Bunny Burson returns to St. Louis with new work celebrating family, art and faith

Bunny+Burson+returns+to+St.+Louis+with+new+work+celebrating+family%2C+art+and+faith

Jordan Palmer, Chief Digital Content Officer

Printmaker and artist Bunny Burson may now call Colorado home, but she’s come back to St. Louis for her newest art opening this weekend at the Bruno David Gallery in Clayton. This is her sixth solo exhibition with the gallery and is the latest chapter in her journey of family, art and faith.

History in the attic

In 2009, while rummaging through her mother Helga’s attic, Burson found dozens of letters her grandparents Leo and Malka Rabinowitsch wrote to their daughter. They sent Helga and her brother Axel to America on the day Kristallnacht began, Nov. 9, 1938. Leo and Malka wrote the letters between the years 1939 to 1941 as they tried to escape first from Germany and then from Latvia. They would never make it out of Europe.

“My mother could never speak of them,” Burson said.

But Burson would soon speak for them.

Bunny Burson

For Burson, 74, who earned a BFA in printmaking from Memphis College of Art and an MFA in printmaking and drawing from Washington University, the letters spurred interest in exploring her family’s past. In 2010, Burson’s daughter Clare went to Latvia to continue researching the family history and she wanted her mother to accompany her.

That journey and her mother’s letters became the basis of Burson’s 2012 exhibition “Hidden in Plain Sight.”

Every piece in the show had a reason for being here, either aesthetically or in terms of narrative.

“One of the first pieces I created which features oversized handwriting in different colors that’s layered over excerpts from the letters,” said Burson. “I wrote in my grandparent’s script and felt like I could make the marks with their hands. My grandmother wrote in correct, very proper German but my grandfather’s writing wasn’t as good.”

The exhibit paid tribute to these letters and was her way of coming to terms with the past.

“My work gave me not only the opportunity to explore Holocaust history in a very personal way, but also a deeper understanding and appreciation of my Judaism.”

everything that was…still is

After “Hidden in Plain Sight,” Burson wanted to express the connectivity of her maternal grandparents to unlikely future generations. She began to explore her heritage through popular sites like Ancestry.
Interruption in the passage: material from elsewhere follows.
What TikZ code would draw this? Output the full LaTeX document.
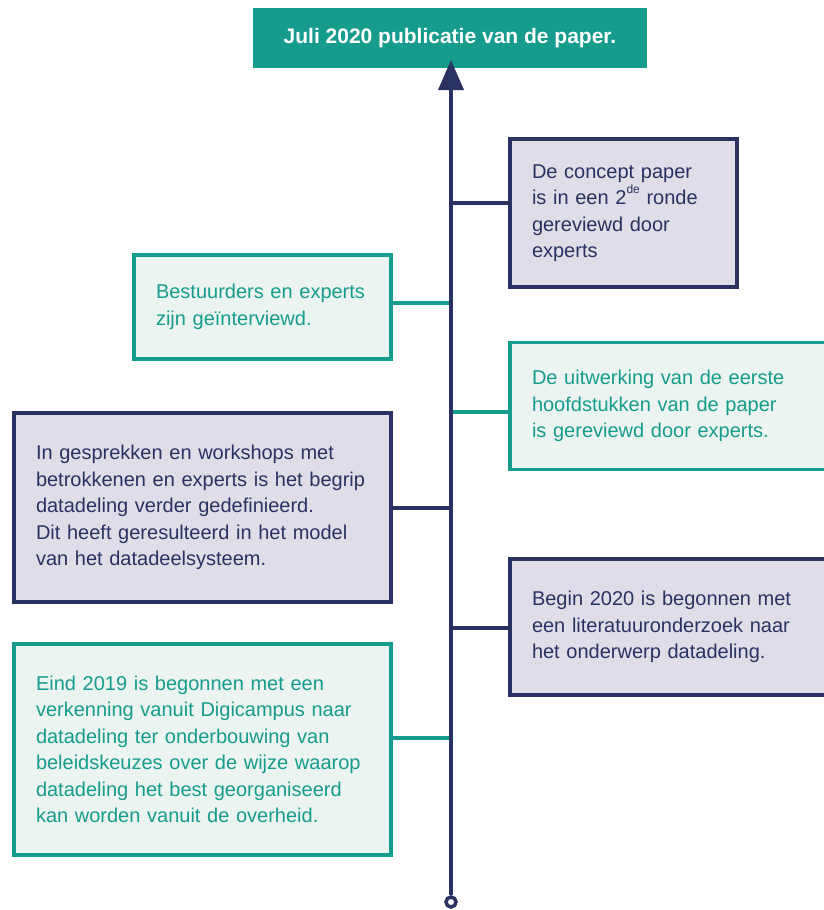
\documentclass[tikz,border=0pt]{standalone}
\usepackage{fontspec}
\setmainfont{Liberation Sans}
\usetikzlibrary{arrows.meta}
\definecolor{teal}{HTML}{159C8C}
\definecolor{navy}{HTML}{2A3262}
\definecolor{lav}{HTML}{DFDDE7}
\definecolor{mint}{HTML}{EBF4F1}
\tikzset{
  box/.style={rectangle, line width=3.5pt, inner xsep=22pt, inner ysep=0pt, align=left,
    font=\fontsize{20}{26.5}\selectfont, anchor=center},
  navybox/.style={box, draw=navy, fill=lav, text=navy},
  tealbox/.style={box, draw=teal, fill=mint, text=teal},
  navyline/.style={draw=navy, line width=4pt},
  tealline/.style={draw=teal, line width=4pt},
}
\begin{document}
\begin{tikzpicture}[x=1pt,y=-1pt]
\useasboundingbox (0,0) rectangle (823,910);
\fill[white] (0,0) rectangle (823,910);

% title
\node[fill=teal, text=white, font=\fontsize{21}{25}\bfseries, minimum width=394pt, minimum height=60pt, inner sep=0pt] (title) at (450,38) {Juli 2020 publicatie van de paper.};

% boxes
\node[navybox, text width=183pt, minimum height=148pt] (c1) at (623.5,213) {De concept paper\\is in een 2\raisebox{0.55em}{\fontsize{12}{12}\selectfont de} ronde\\gereviewd door\\experts};
\node[tealbox, text width=213pt, minimum height=104pt] (c2) at (262.5,307) {Bestuurders en experts\\zijn geïnterviewd.};
\node[tealbox, text width=286pt, minimum height=127pt] (c3) at (675,406) {De uitwerking van de eerste\\hoofdstukken van de paper\\is gereviewd door experts.};
\node[navybox, text width=333pt, minimum height=189pt] (c4) at (202.5,507.5) {In gesprekken en workshops met\\betrokkenen en experts is het begrip\\datadeling verder gedefinieerd.\\Dit heeft geresulteerd in het model\\van het datadeelsysteem.};
\node[navybox, text width=286pt, minimum height=136pt] (c5) at (675,627) {Begin 2020 is begonnen met\\een literatuuronderzoek naar\\het onderwerp datadeling.};
\node[tealbox, text width=333pt, minimum height=211pt] (c6) at (202.5,749.5) {Eind 2019 is begonnen met een\\verkenning vanuit Digicampus naar\\datadeling ter onderbouwing van\\beleidskeuzes over de wijze waarop\\datadeling het best georganiseerd\\kan worden vanuit de overheid.};

% spine coordinates
\coordinate (s1) at (451,203);
\coordinate (s2) at (451,303);
\coordinate (s3) at (451,412);
\coordinate (s4) at (451,508);
\coordinate (s5) at (451,628);
\coordinate (s6) at (451,738);
\coordinate (top) at (451,60);

% connectors
\draw[navyline] (s1) -- (s1 -| c1.west);
\draw[tealline] (s2) -- (s2 -| c2.east);
\draw[tealline] (s3) -- (s3 -| c3.west);
\draw[navyline] (s4) -- (s4 -| c4.east);
\draw[navyline] (s5) -- (s5 -| c5.west);
\draw[tealline] (s6) -- (s6 -| c6.east);

% spine
\node[circle, draw=navy, fill=white, line width=3.5pt, minimum size=10pt, inner sep=0pt] (dot) at (451,902) {};
\draw[navyline, -{Triangle[length=30pt,width=25pt]}] (dot.north) -- (top);
\end{tikzpicture}
\end{document}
“But it was an evocative depiction of the genome of the zika mosquito in The New York Times that caught my attention,” said Burson. “The link between our generations could be expressed using my genome as an art form. After this realization, I had my own genome sequenced thanks to the McDonnell Genome Center at Washington University.”

Burson’s newest exhibition “everything that was…still is” opens Sept. 10 and runs through Oct. 22. The show combines her art with science and her decades-long exploration of her family history

“Because I knew so little about my family, there had always been a void. So finding the letters in 2009 sent me on this journey to find and connect with what was and still is my personal history, through analog and digital imagery,” said Burson. “This is a metaphor for the history I had been searching to find. It’s also a metaphor for all of our histories as we all share 99.9% of our genetic structure.”

For this show, Burson connected with the Ellison Institute for Transformative Medicine in Los Angeles.

“Since I am drawn to process, I wanted to experiment with different materials to express these forms, which I was able to see firsthand in their lab. I was commissioned by a friend of the Ellison Institute to create four large woodcuts with 3D chromosomes to be donated to the Institute when it opened on the USC campus.”

As Burson’s art leaned into honoring her mother in “Hidden in Plain Sight,” this exhibit gives her father his proper due. In several pieces, Burson uses German book pages from her father’s schoolbooks.

“To re-discover and alter these books was meaningful, as reading was an important part of growing up in our family. The fragile, faded book pages in German became the perfect platform for high-tech 3D chromosomes connecting me to previous generations,” said Burson.

 

The Bruno David Gallery is located at 7513 Forsyth Boulevard in Clayton, Missouri.